When we ‘intend’ we delete the word ‘should” from our vocabulary. There’s a commitment to the process versus the results. The intention is about living in the present, actively choosing the future while being aware that in each moment your state of mind is up to you. You learn how to accept what’s really going on and handle it.
No Excuses: If you have no control, experience victimization, can’t seem to find the time, or feel powerless: Excuses are running your life. The cure for excuses is to make a ‘lifelog’. Over the course of a week log how you are using your time each day, then reflect on what the results tell you. When I did this exercise I saw that I did really have time to go to the gym if I was willing to get up 45 minutes earlier, go to bed 45 minutes earlier and watch less television.
No excuses. Authentic transformation comes from accepting wherever you are in life and constructing your life from there.
No Complaining: If you are tired, lack creativity, frustrated, don’t feel included, or are dissatisfied: Complaining may be the culprit. Reflect on the things you tend to frequently complain about, a common one for busy parents are ‘I don’t have time’ or ‘my needs come last.’ Now whilst our complaints feel very real to us consider that we have a choice and if we’re really honest with ourselves maybe we are not really prioritising what’s important to us, or maybe we are not using our voice to speak up and state what our needs are? A previous client of mine complained that she did not feel included at work and that nobody ever invited her to do anything. After coaching, she saw that she had not been proactive or extended invitations to others and that she was grateful for the authentic relationships she already had with people who shared her values.
Gratitude is such a positive emotion and the antidote for complaining is to shift to gratitude instead. Aim to find three things a day to be grateful for. When you consciously choose to see the good in your life every day, you immediately open up the possibility of more good coming your way.
No Beating Yourself Up: If you don’t think you can do it, don’t believe compliments, lack self-esteem, are unable to take risks or move forward: ‘Beating Yourself Up’ is stealing your life away. We all do it, we may find ourselves thinking thoughts such as, I can’t believe I did that, it was so stupid. I should know better by now! What is wrong with me?
Beating ourselves up keeps our fears in place and our confidence low. Our negative self-talk disempowers leaving us to fight our daily challenges with little or no self-esteem.
The cure for beating yourself up is to use acknowledgements instead and, this technique builds your self-esteem and your ability to count on yourself. It’s a specific way of giving yourself credit that’s probably long overdue. Acknowledgements are about every baby step you take. They are about every act of courage, big or small to overcome your fears. For example, if you want to get fit, yet you have not done any exercise for years. Your first action might be to research the possible gyms to join, your second might be to buy some new trainers, your third might be to go and look at a gym. All these actions when acknowledged will help you to master your fear, stop you from beating yourself up, and motivate you to keep taking positive actions and act on your commitments despite your feelings.

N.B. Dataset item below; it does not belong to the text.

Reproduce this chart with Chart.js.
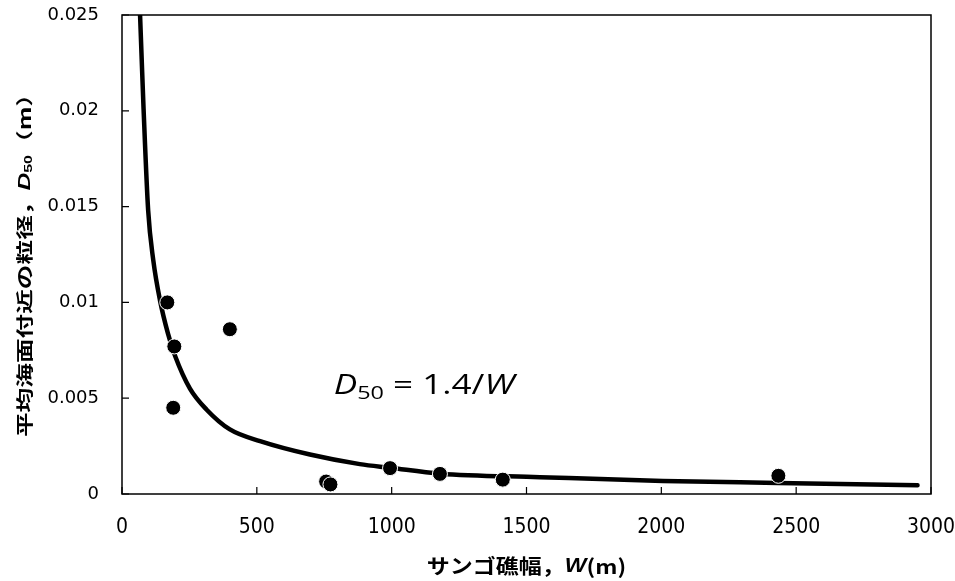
<!DOCTYPE html>
<html>
<head>
<meta charset="utf-8">
<script src="https://cdn.jsdelivr.net/npm/chart.js@4.4.1/dist/chart.umd.min.js"></script>
<style>
  html, body { margin: 0; padding: 0; background: #fff; }
  #wrap { width: 955px; height: 581px; }
</style>
</head>
<body>
<div id="wrap"><canvas id="reefChart" width="955" height="581"></canvas></div>
<script>
// measured samples: reef width W (m) vs grain size D50 (m)
const reefWidth = [168, 194, 190, 400, 757, 773, 994, 1179, 1412, 2434];
const grainSize = [0.0100, 0.0077, 0.0045, 0.0086, 0.00065, 0.0005, 0.00135, 0.00105, 0.00075, 0.00095];

// fitted curve D50 = 1.4/W
const fitW = [67, 73, 80, 97, 116, 141, 170, 197, 252, 314, 400, 512, 697, 882, 994, 1179, 1550, 2006, 2432, 2950];
const fitD = [0.025, 0.0227, 0.0201, 0.0148, 0.0122, 0.0101, 0.0084, 0.0072, 0.0055, 0.0044, 0.00337, 0.00276, 0.00206, 0.00156, 0.00137, 0.00106, 0.00088, 0.00068, 0.00058, 0.00046];

const xTicks = [0, 500, 1000, 1500, 2000, 2500, 3000];
const yTicks = [0, 0.005, 0.01, 0.015, 0.02, 0.025];

const cjk = '"Noto Sans CJK JP", "Noto Sans", sans-serif';

// draws a run of text pieces, each with its own font and baseline shift
function drawParts(ctx, parts, x, y, align) {
  let total = 0;
  parts.forEach(p => { ctx.font = p.font; p.w = ctx.measureText(p.t).width; total += p.w; });
  let cx = align === 'center' ? x - total / 2 : x;
  parts.forEach(p => {
    ctx.font = p.font;
    ctx.fillText(p.t, cx, y + (p.dy || 0));
    cx += p.w;
  });
}

const framePlugin = {
  id: 'frame',
  afterDraw(chart) {
    const { ctx, chartArea: a, scales } = chart;
    ctx.save();
    ctx.strokeStyle = '#000';
    ctx.lineWidth = 1.5;
    ctx.strokeRect(a.left, a.top, a.right - a.left, a.bottom - a.top);

    // inward tick marks
    ctx.lineWidth = 1.2;
    ctx.beginPath();
    scales.x.ticks.forEach(t => {
      const px = scales.x.getPixelForValue(t.value);
      ctx.moveTo(px, a.bottom);
      ctx.lineTo(px, a.bottom - 7);
    });
    scales.y.ticks.forEach(t => {
      const py = scales.y.getPixelForValue(t.value);
      ctx.moveTo(a.left, py);
      ctx.lineTo(a.left + 7, py);
    });
    ctx.stroke();

    ctx.fillStyle = '#000';
    ctx.textBaseline = 'middle';
    ctx.textAlign = 'left';

    // x title
    ctx.save();
    ctx.translate((a.left + a.right) / 2, 566);
    ctx.scale(1.15, 1);
    drawParts(ctx, [
      { t: 'サンゴ礁幅，', font: 'bold 20px ' + cjk },
      { t: 'W', font: 'italic bold 20px "Liberation Sans"' },
      { t: '(m)', font: 'bold 20px ' + cjk }
    ], 0, 0, 'center');
    ctx.restore();

    // y title
    ctx.save();
    ctx.translate(25, (a.top + a.bottom) / 2 + 5);
    ctx.rotate(-Math.PI / 2);
    ctx.scale(1.45, 1);
    drawParts(ctx, [
      { t: '平均海面付近の粒径，', font: 'bold 17px ' + cjk },
      { t: 'D', font: 'italic bold 17px "Liberation Sans"' },
      { t: '50', font: 'bold 11px "Liberation Sans"', dy: 4 },
      { t: '（m）', font: 'bold 17px ' + cjk }
    ], 0, 0, 'center');
    ctx.restore();

    // equation label anchored in data space
    const ex = scales.x.getPixelForValue(785);
    const ey = scales.y.getPixelForValue(0.0052);
    ctx.save();
    ctx.translate(ex, ey);
    ctx.scale(1.3, 1);
    ctx.textBaseline = 'alphabetic';
    drawParts(ctx, [
      { t: 'D', font: 'italic 27px "Open Sans"' },
      { t: '50', font: '18px "Open Sans"', dy: 5 },
      { t: ' = 1.4/', font: '27px "Open Sans"' },
      { t: 'W', font: 'italic 27px "Open Sans"' }
    ], 0, 0, 'left');
    ctx.restore();

    ctx.restore();
  }
};

new Chart(document.getElementById('reefChart'), {
  type: 'scatter',
  data: {
    datasets: [
      {
        label: 'data',
        data: reefWidth.map((w, i) => ({ x: w, y: grainSize[i] })),
        backgroundColor: '#000',
        borderColor: '#fff',
        borderWidth: 1,
        pointRadius: 7.5,
        order: 0
      },
      {
        label: 'fit',
        data: fitW.map((w, i) => ({ x: w, y: fitD[i] })),
        showLine: true,
        borderColor: '#000',
        borderWidth: 4.5,
        borderCapStyle: 'round',
        cubicInterpolationMode: 'monotone',
        pointRadius: 0,
        order: 1
      }
    ]
  },
  options: {
    responsive: false,
    animation: false,
    events: [],
    layout: { padding: { top: 15, right: 24, left: 0, bottom: 0 } },
    plugins: { legend: { display: false }, tooltip: { enabled: false } },
    scales: {
      x: {
        type: 'linear',
        min: 0,
        max: 3000,
        afterBuildTicks: s => { s.ticks = xTicks.map(v => ({ value: v })); },
        ticks: {
          color: '#000',
          padding: 21,
          maxRotation: 0,
          callback: v => String(v),
          font: { family: '"Liberation Sans Narrow", "DejaVu Sans Condensed", sans-serif', size: 21 }
        },
        grid: { display: false, drawTicks: false },
        border: { display: false },
        afterFit: s => { s.height = 87; s.paddingLeft = 0; s.paddingRight = 0; }
      },
      y: {
        type: 'linear',
        min: 0,
        max: 0.025,
        afterBuildTicks: s => { s.ticks = yTicks.map(v => ({ value: v })); },
        ticks: {
          color: '#000',
          padding: 23,
          callback: v => String(+v.toFixed(3)),
          font: { family: '"DejaVu Sans", sans-serif', size: 18 }
        },
        grid: { display: false, drawTicks: false },
        border: { display: false },
        afterFit: s => { s.width = 122; s.paddingTop = 0; s.paddingBottom = 0; }
      }
    }
  },
  plugins: [framePlugin]
});
</script>
</body>
</html>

Conversely, beating yourself up will keep you fearful and either immobilized or prone to doing things that aren’t good for you.
When you begin to acknowledge yourself every single day, you will turn your primal fear of not being good enough into a force that sets you free.
Finally, to become 100% authentically YOU, you must remove the fears that block you. Applying the 4 No’s and their antidotes will support you to leave behind the old restrictions of your expectations in order to embrace a new year full of possibilities and unlimited potential. Are you open to the possibility that this could be your most fearless year yet?